Stored data →
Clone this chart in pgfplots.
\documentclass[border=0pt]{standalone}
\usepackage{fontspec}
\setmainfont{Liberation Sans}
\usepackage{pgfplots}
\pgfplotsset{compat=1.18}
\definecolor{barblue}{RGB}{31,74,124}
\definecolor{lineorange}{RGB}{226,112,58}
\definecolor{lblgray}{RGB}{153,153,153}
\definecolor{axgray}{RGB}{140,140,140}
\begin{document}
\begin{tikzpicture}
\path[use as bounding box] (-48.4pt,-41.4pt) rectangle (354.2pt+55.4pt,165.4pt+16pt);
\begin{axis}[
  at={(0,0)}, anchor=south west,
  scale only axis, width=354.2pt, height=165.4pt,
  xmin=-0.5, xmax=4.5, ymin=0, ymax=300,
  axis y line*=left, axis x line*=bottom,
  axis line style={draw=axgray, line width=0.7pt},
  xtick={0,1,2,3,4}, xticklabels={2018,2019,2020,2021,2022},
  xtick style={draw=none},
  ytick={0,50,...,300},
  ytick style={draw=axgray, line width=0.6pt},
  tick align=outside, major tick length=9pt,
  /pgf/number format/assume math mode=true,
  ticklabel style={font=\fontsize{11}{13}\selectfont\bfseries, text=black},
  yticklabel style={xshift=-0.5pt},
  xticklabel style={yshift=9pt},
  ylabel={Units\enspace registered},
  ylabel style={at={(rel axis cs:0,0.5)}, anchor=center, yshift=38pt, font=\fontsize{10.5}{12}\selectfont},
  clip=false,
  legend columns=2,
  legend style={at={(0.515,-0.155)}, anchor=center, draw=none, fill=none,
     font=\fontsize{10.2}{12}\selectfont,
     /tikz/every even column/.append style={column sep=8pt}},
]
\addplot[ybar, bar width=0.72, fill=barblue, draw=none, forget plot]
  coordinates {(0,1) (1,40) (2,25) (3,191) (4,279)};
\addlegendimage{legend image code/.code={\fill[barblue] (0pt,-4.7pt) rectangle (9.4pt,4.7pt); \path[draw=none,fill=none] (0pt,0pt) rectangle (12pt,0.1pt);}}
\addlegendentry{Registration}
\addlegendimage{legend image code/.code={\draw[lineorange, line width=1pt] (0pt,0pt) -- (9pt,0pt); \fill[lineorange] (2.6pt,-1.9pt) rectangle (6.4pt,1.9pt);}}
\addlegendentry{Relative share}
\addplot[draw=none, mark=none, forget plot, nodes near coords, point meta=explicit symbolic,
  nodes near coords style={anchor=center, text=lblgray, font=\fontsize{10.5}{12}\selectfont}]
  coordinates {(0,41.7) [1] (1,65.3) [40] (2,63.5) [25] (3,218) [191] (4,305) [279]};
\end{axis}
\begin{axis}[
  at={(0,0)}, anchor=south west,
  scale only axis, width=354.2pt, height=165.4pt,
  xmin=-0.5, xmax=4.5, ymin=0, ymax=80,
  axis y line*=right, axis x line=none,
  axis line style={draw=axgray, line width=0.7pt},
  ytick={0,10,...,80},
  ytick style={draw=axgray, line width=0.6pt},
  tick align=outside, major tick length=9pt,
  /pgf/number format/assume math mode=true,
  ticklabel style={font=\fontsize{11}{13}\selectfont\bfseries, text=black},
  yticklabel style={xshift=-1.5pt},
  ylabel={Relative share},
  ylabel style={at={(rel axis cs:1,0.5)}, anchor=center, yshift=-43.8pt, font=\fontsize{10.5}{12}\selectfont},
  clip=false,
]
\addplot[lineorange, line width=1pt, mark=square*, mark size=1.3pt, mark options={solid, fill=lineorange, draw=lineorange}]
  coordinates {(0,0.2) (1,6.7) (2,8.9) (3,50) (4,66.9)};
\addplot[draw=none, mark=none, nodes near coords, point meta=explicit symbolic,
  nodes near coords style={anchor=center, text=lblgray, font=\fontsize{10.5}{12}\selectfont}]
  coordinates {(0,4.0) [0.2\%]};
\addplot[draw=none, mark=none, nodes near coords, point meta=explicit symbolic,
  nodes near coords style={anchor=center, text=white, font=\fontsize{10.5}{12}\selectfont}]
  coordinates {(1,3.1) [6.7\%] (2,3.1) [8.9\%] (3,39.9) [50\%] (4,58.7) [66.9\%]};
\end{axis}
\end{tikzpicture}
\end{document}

What to do → Return the whole listing exactly, with every line included.

Solution for this task →
Clone this chart in pgfplots.
\documentclass[border=0pt]{standalone}
\usepackage{fontspec}
\setmainfont{Liberation Sans}
\usepackage{pgfplots}
\pgfplotsset{compat=1.18}
\definecolor{barblue}{RGB}{31,74,124}
\definecolor{lineorange}{RGB}{226,112,58}
\definecolor{lblgray}{RGB}{153,153,153}
\definecolor{axgray}{RGB}{140,140,140}
\begin{document}
\begin{tikzpicture}
\path[use as bounding box] (-48.4pt,-41.4pt) rectangle (354.2pt+55.4pt,165.4pt+16pt);
\begin{axis}[
  at={(0,0)}, anchor=south west,
  scale only axis, width=354.2pt, height=165.4pt,
  xmin=-0.5, xmax=4.5, ymin=0, ymax=300,
  axis y line*=left, axis x line*=bottom,
  axis line style={draw=axgray, line width=0.7pt},
  xtick={0,1,2,3,4}, xticklabels={2018,2019,2020,2021,2022},
  xtick style={draw=none},
  ytick={0,50,...,300},
  ytick style={draw=axgray, line width=0.6pt},
  tick align=outside, major tick length=9pt,
  /pgf/number format/assume math mode=true,
  ticklabel style={font=\fontsize{11}{13}\selectfont\bfseries, text=black},
  yticklabel style={xshift=-0.5pt},
  xticklabel style={yshift=9pt},
  ylabel={Units\enspace registered},
  ylabel style={at={(rel axis cs:0,0.5)}, anchor=center, yshift=38pt, font=\fontsize{10.5}{12}\selectfont},
  clip=false,
  legend columns=2,
  legend style={at={(0.515,-0.155)}, anchor=center, draw=none, fill=none,
     font=\fontsize{10.2}{12}\selectfont,
     /tikz/every even column/.append style={column sep=8pt}},
]
\addplot[ybar, bar width=0.72, fill=barblue, draw=none, forget plot]
  coordinates {(0,1) (1,40) (2,25) (3,191) (4,279)};
\addlegendimage{legend image code/.code={\fill[barblue] (0pt,-4.7pt) rectangle (9.4pt,4.7pt); \path[draw=none,fill=none] (0pt,0pt) rectangle (12pt,0.1pt);}}
\addlegendentry{Registration}
\addlegendimage{legend image code/.code={\draw[lineorange, line width=1pt] (0pt,0pt) -- (9pt,0pt); \fill[lineorange] (2.6pt,-1.9pt) rectangle (6.4pt,1.9pt);}}
\addlegendentry{Relative share}
\addplot[draw=none, mark=none, forget plot, nodes near coords, point meta=explicit symbolic,
  nodes near coords style={anchor=center, text=lblgray, font=\fontsize{10.5}{12}\selectfont}]
  coordinates {(0,41.7) [1] (1,65.3) [40] (2,63.5) [25] (3,218) [191] (4,305) [279]};
\end{axis}
\begin{axis}[
  at={(0,0)}, anchor=south west,
  scale only axis, width=354.2pt, height=165.4pt,
  xmin=-0.5, xmax=4.5, ymin=0, ymax=80,
  axis y line*=right, axis x line=none,
  axis line style={draw=axgray, line width=0.7pt},
  ytick={0,10,...,80},
  ytick style={draw=axgray, line width=0.6pt},
  tick align=outside, major tick length=9pt,
  /pgf/number format/assume math mode=true,
  ticklabel style={font=\fontsize{11}{13}\selectfont\bfseries, text=black},
  yticklabel style={xshift=-1.5pt},
  ylabel={Relative share},
  ylabel style={at={(rel axis cs:1,0.5)}, anchor=center, yshift=-43.8pt, font=\fontsize{10.5}{12}\selectfont},
  clip=false,
]
\addplot[lineorange, line width=1pt, mark=square*, mark size=1.3pt, mark options={solid, fill=lineorange, draw=lineorange}]
  coordinates {(0,0.2) (1,6.7) (2,8.9) (3,50) (4,66.9)};
\addplot[draw=none, mark=none, nodes near coords, point meta=explicit symbolic,
  nodes near coords style={anchor=center, text=lblgray, font=\fontsize{10.5}{12}\selectfont}]
  coordinates {(0,4.0) [0.2\%]};
\addplot[draw=none, mark=none, nodes near coords, point meta=explicit symbolic,
  nodes near coords style={anchor=center, text=white, font=\fontsize{10.5}{12}\selectfont}]
  coordinates {(1,3.1) [6.7\%] (2,3.1) [8.9\%] (3,39.9) [50\%] (4,58.7) [66.9\%]};
\end{axis}
\end{tikzpicture}
\end{document}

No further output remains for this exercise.